## BEGIN Given material

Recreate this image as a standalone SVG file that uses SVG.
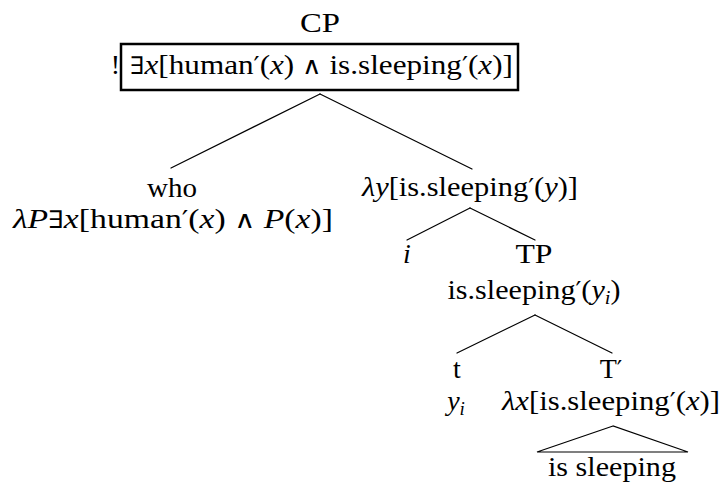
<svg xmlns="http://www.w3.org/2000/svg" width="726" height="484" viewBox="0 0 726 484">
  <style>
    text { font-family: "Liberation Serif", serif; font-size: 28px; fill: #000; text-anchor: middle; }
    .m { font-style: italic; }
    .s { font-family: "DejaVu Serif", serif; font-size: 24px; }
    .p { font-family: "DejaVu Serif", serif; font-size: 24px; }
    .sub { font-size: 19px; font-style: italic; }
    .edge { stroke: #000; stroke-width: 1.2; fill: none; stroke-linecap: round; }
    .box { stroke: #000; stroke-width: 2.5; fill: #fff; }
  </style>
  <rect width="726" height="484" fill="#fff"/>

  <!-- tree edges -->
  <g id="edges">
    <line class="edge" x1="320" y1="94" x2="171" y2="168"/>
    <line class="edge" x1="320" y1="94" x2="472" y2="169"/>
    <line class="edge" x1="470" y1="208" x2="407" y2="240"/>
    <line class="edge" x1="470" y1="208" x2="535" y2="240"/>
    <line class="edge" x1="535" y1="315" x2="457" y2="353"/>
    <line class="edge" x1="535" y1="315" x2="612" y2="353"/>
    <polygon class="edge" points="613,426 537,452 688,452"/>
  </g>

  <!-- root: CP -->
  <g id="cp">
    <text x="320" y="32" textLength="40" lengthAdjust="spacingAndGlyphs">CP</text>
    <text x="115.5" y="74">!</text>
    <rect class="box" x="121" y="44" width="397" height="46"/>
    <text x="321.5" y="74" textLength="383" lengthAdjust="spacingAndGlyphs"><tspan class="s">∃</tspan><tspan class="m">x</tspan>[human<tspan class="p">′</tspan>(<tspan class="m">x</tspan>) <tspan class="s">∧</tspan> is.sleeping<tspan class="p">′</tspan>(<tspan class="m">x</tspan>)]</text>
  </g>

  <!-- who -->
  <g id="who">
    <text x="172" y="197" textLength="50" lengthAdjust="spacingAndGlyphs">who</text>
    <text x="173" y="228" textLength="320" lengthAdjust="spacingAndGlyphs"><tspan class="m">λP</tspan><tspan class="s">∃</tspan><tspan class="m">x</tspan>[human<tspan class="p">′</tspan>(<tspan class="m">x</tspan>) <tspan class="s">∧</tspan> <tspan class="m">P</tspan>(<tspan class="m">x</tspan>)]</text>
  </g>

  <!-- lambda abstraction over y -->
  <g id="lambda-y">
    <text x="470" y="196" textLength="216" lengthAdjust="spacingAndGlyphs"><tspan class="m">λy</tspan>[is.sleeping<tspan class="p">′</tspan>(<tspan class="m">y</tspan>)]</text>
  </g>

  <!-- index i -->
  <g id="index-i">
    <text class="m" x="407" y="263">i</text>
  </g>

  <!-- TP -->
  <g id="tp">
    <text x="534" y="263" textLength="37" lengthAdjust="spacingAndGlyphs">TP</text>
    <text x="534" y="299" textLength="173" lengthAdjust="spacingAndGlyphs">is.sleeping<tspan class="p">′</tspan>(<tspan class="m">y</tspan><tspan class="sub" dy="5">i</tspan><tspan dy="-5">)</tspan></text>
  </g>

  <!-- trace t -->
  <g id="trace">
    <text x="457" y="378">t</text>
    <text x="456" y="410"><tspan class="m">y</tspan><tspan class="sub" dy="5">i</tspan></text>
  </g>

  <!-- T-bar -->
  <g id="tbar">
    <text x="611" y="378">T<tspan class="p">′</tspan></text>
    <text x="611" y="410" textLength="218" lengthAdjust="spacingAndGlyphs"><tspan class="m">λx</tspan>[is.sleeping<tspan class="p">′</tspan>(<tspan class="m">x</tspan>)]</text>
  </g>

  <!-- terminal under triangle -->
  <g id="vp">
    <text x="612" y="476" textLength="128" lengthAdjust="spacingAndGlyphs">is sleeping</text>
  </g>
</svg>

## END Given material

## Problem to work on
All of the material above is to be copied exactly, except for its images.

## Complete answer
Recreate this image as a standalone SVG file that uses SVG.
<svg xmlns="http://www.w3.org/2000/svg" width="726" height="484" viewBox="0 0 726 484">
  <style>
    text { font-family: "Liberation Serif", serif; font-size: 28px; fill: #000; text-anchor: middle; }
    .m { font-style: italic; }
    .s { font-family: "DejaVu Serif", serif; font-size: 24px; }
    .p { font-family: "DejaVu Serif", serif; font-size: 24px; }
    .sub { font-size: 19px; font-style: italic; }
    .edge { stroke: #000; stroke-width: 1.2; fill: none; stroke-linecap: round; }
    .box { stroke: #000; stroke-width: 2.5; fill: #fff; }
  </style>
  <rect width="726" height="484" fill="#fff"/>

  <!-- tree edges -->
  <g id="edges">
    <line class="edge" x1="320" y1="94" x2="171" y2="168"/>
    <line class="edge" x1="320" y1="94" x2="472" y2="169"/>
    <line class="edge" x1="470" y1="208" x2="407" y2="240"/>
    <line class="edge" x1="470" y1="208" x2="535" y2="240"/>
    <line class="edge" x1="535" y1="315" x2="457" y2="353"/>
    <line class="edge" x1="535" y1="315" x2="612" y2="353"/>
    <polygon class="edge" points="613,426 537,452 688,452"/>
  </g>

  <!-- root: CP -->
  <g id="cp">
    <text x="320" y="32" textLength="40" lengthAdjust="spacingAndGlyphs">CP</text>
    <text x="115.5" y="74">!</text>
    <rect class="box" x="121" y="44" width="397" height="46"/>
    <text x="321.5" y="74" textLength="383" lengthAdjust="spacingAndGlyphs"><tspan class="s">∃</tspan><tspan class="m">x</tspan>[human<tspan class="p">′</tspan>(<tspan class="m">x</tspan>) <tspan class="s">∧</tspan> is.sleeping<tspan class="p">′</tspan>(<tspan class="m">x</tspan>)]</text>
  </g>

  <!-- who -->
  <g id="who">
    <text x="172" y="197" textLength="50" lengthAdjust="spacingAndGlyphs">who</text>
    <text x="173" y="228" textLength="320" lengthAdjust="spacingAndGlyphs"><tspan class="m">λP</tspan><tspan class="s">∃</tspan><tspan class="m">x</tspan>[human<tspan class="p">′</tspan>(<tspan class="m">x</tspan>) <tspan class="s">∧</tspan> <tspan class="m">P</tspan>(<tspan class="m">x</tspan>)]</text>
  </g>

  <!-- lambda abstraction over y -->
  <g id="lambda-y">
    <text x="470" y="196" textLength="216" lengthAdjust="spacingAndGlyphs"><tspan class="m">λy</tspan>[is.sleeping<tspan class="p">′</tspan>(<tspan class="m">y</tspan>)]</text>
  </g>

  <!-- index i -->
  <g id="index-i">
    <text class="m" x="407" y="263">i</text>
  </g>

  <!-- TP -->
  <g id="tp">
    <text x="534" y="263" textLength="37" lengthAdjust="spacingAndGlyphs">TP</text>
    <text x="534" y="299" textLength="173" lengthAdjust="spacingAndGlyphs">is.sleeping<tspan class="p">′</tspan>(<tspan class="m">y</tspan><tspan class="sub" dy="5">i</tspan><tspan dy="-5">)</tspan></text>
  </g>

  <!-- trace t -->
  <g id="trace">
    <text x="457" y="378">t</text>
    <text x="456" y="410"><tspan class="m">y</tspan><tspan class="sub" dy="5">i</tspan></text>
  </g>

  <!-- T-bar -->
  <g id="tbar">
    <text x="611" y="378">T<tspan class="p">′</tspan></text>
    <text x="611" y="410" textLength="218" lengthAdjust="spacingAndGlyphs"><tspan class="m">λx</tspan>[is.sleeping<tspan class="p">′</tspan>(<tspan class="m">x</tspan>)]</text>
  </g>

  <!-- terminal under triangle -->
  <g id="vp">
    <text x="612" y="476" textLength="128" lengthAdjust="spacingAndGlyphs">is sleeping</text>
  </g>
</svg>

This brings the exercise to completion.